You probably know that food dyes are found in everything from ice cream to hot dogs. However, food dyes can be found in fresh produce as well. Oranges are often dyed to give them a brighter citrus color before hitting store shelves. Food dyes are already regulated by the FDA, but recent evidence suggests that certain dyes may have a negative impact on a child’s behavior that the FDA doesn’t list on labels. Food dyes rarely have complicated names. You may see them listed on nutrition labels as Red No. 40 or Yellow No. 5. If you’d prefer to skip the synthetic dyes, you can look for alternatives on nutrition labels. Some of these safe, natural alternatives to synthetic food dyes include beta carotene, the stuff that causes carrots to be orange; chlorophyll, the pigment in plants that turn them green; anthocyanin, a flavonoid found in berries; and carminic acid, which is actually a red acid produced by cochineal insects.
This hard-to-pronounce antioxidant commonly known as BHA is most often used as a preservative in butter, cereal, beers, and baked goods. However, it can also be found in petroleum and rubber. Yikes! The FDA has found BHA to be a safe food additive, but some research shows that BHA is also a known carcinogen and has been shown to cause cancer in animals. However, the animals tested all developed illness in the forestomach, an organ humans don’t have. In addition, the BHA levels found in food are incredibly low compared to the BHA levels used in the studies. What’s more, the antioxidant properties of BHA, when combined with fats found in oils, butter, and other foods, may actually neutralize the carcinogenic risk.
You may not have even realized you were eating sodium nitrates/nitrites until the World Health Organization released a sweeping report about the negative side effects of eating processed meats. Nitrates are commonly found in hot dogs, bacon, and cold cuts like pepperoni. Sodium nitrate is a salt-based preservative that keeps harmful bacteria from growing in meat products. However, nitrates have been linked to higher cancer risks, which is why most processed meats also contain an antioxidant, which can neutralize, but not eliminate, the risk. There is probably little risk in indulging in the occasional hot dog at the ballpark, but most scientists agree that consumers should limit the amount of sodium nitrates they eat.
Propylene Glycol Alginate
Otherwise known as E405, propylene glycol alginate is an emulsifier and thickening agent commonly found in salad dressing, jelly, and ice cream. E405 is also used to make antifreeze, polyester, and synthetic items. Despite its non-food uses, the FDA considers E405 a safe additive in food. However, it has been shown to cause rash and other skin irritations when applied topically. If you’re a fan of making your own beauty products, check food labels for E405 before mixing up that face mask.

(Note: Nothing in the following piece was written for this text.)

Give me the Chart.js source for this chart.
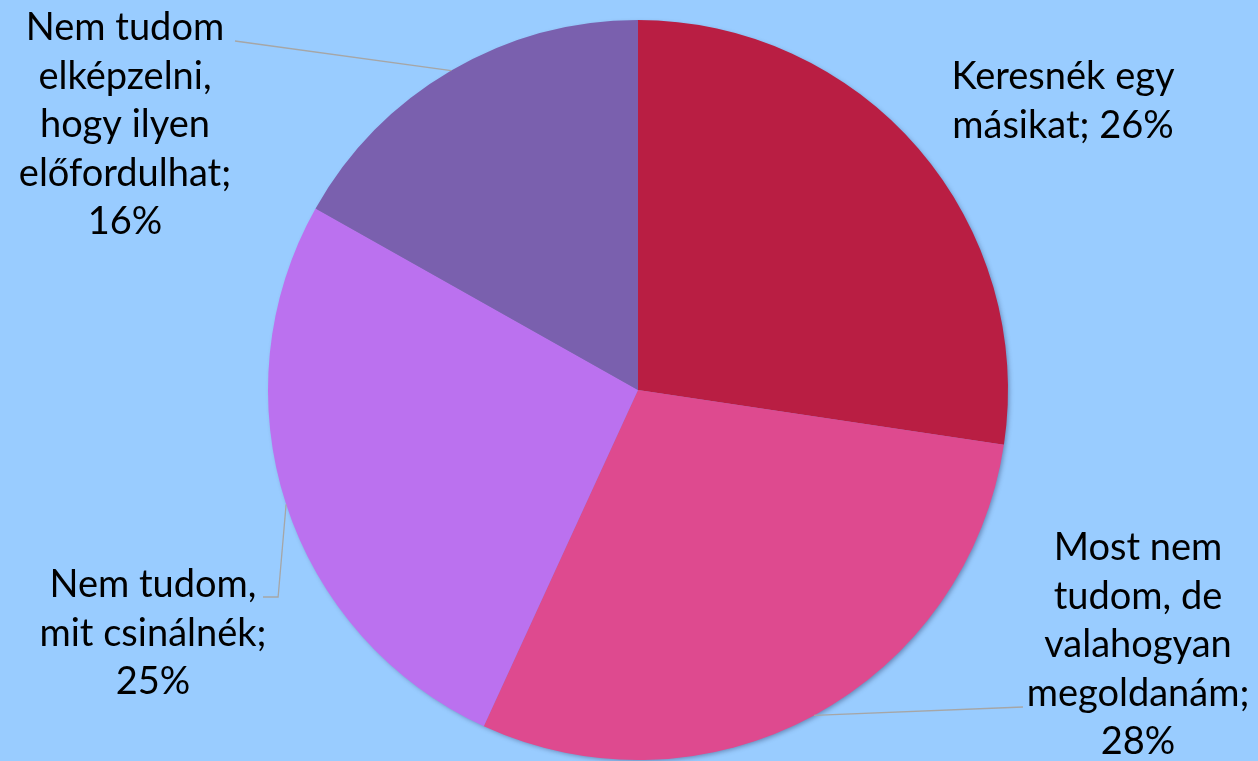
<!DOCTYPE html>
<html>
<head>
<meta charset="utf-8">
<script src="https://cdn.jsdelivr.net/npm/chart.js@4/dist/chart.umd.min.js"></script>
<style>
	html, body { margin: 0; padding: 0; background: #99ccff; }
	#wrap { width: 1258px; height: 761px; }
</style>
</head>
<body>
<div id="wrap"><canvas id="pie"></canvas></div>
<script>
// Pie: answers with share in percent
const categories = [
	['Keresnék egy', 'másikat; 26%'],
	['Most nem', 'tudom, de', 'valahogyan', 'megoldanám;', '28%'],
	['Nem tudom,', 'mit csinálnék;', '25%'],
	['Nem tudom', 'elképzelni,', 'hogy ilyen', 'előfordulhat;', '16%']
];
const values = [26, 28, 25, 16];
const colors = ['#b91e43', '#de4a8f', '#bb71ef', '#7a60ae'];

// label block centres and first baseline, plus where the leader line starts (null = no line)
const labelPos = [
	{ x: 1063, y: 89, line: null },
	{ x: 1138, y: 560, line: { x: 1023, y: 707 } },
	{ x: 153, y: 597, line: { x: 263, y: 597, elbow: true } },
	{ x: 125, y: 40, line: { x: 235, y: 41 } }
];
const LINE_H = 48.5;

const shadowPlugin = {
	id: 'pieShadow',
	beforeDatasetsDraw(chart) {
		const arc = chart.getDatasetMeta(0).data[0];
		if (!arc) return;
		const { x, y, outerRadius } = arc.getProps(['x', 'y', 'outerRadius'], true);
		const ctx = chart.ctx;
		ctx.save();
		ctx.shadowColor = 'rgba(0,0,40,0.35)';
		ctx.shadowBlur = 5;
		ctx.shadowOffsetX = 2;
		ctx.shadowOffsetY = 2;
		ctx.fillStyle = '#8a7ab8';
		ctx.beginPath();
		ctx.arc(x, y, outerRadius - 1, 0, Math.PI * 2);
		ctx.fill();
		ctx.restore();
	}
};

const labelPlugin = {
	id: 'outLabels',
	afterDatasetsDraw(chart) {
		const ctx = chart.ctx;
		const arcs = chart.getDatasetMeta(0).data;
		ctx.save();
		arcs.forEach((arc, i) => {
			const { x, y, startAngle, endAngle, outerRadius } = arc.getProps(['x', 'y', 'startAngle', 'endAngle', 'outerRadius'], true);
			const p = labelPos[i];
			// leader line to the middle of the slice edge
			if (p.line) {
				const mid = (startAngle + endAngle) / 2;
				const ex = x + Math.cos(mid) * outerRadius, ey = y + Math.sin(mid) * outerRadius;
				ctx.strokeStyle = '#a6a6a6';
				ctx.lineWidth = 1.3;
				ctx.beginPath();
				ctx.moveTo(p.line.x, p.line.y);
				if (p.line.elbow) ctx.lineTo(ex - 8, p.line.y);
				ctx.lineTo(ex, ey);
				ctx.stroke();
			}
			ctx.fillStyle = '#000';
			ctx.font = "38px Lato, 'Open Sans', sans-serif";
			ctx.textAlign = 'center';
			ctx.textBaseline = 'alphabetic';
			categories[i].forEach((t, k) => ctx.fillText(t, p.x, p.y + k * LINE_H));
		});
		ctx.restore();
	}
};

new Chart(document.getElementById('pie'), {
	type: 'pie',
	data: {
		labels: categories.map(c => c.join(' ')),
		datasets: [{ data: values, backgroundColor: colors, borderWidth: 0, hoverOffset: 0 }]
	},
	options: {
		responsive: true,
		maintainAspectRatio: false,
		animation: false,
		layout: { padding: { left: 268, right: 250, top: 20, bottom: 1 } },
		plugins: { legend: { display: false }, tooltip: { enabled: false } }
	},
	plugins: [shadowPlugin, labelPlugin]
});
</script>
</body>
</html>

Despite hard-to-read nutrition labels, sometimes the worst ingredients are hiding in plain sight. Large quantities of sugar and salt continue to be the biggest health concern when it comes to food. One of the easiest ways to make sure you make healthy choices at the grocery store is to download a nutrition app. An app like ShopWell can help you read a nutrition label correctly and decipher ingredients quickly.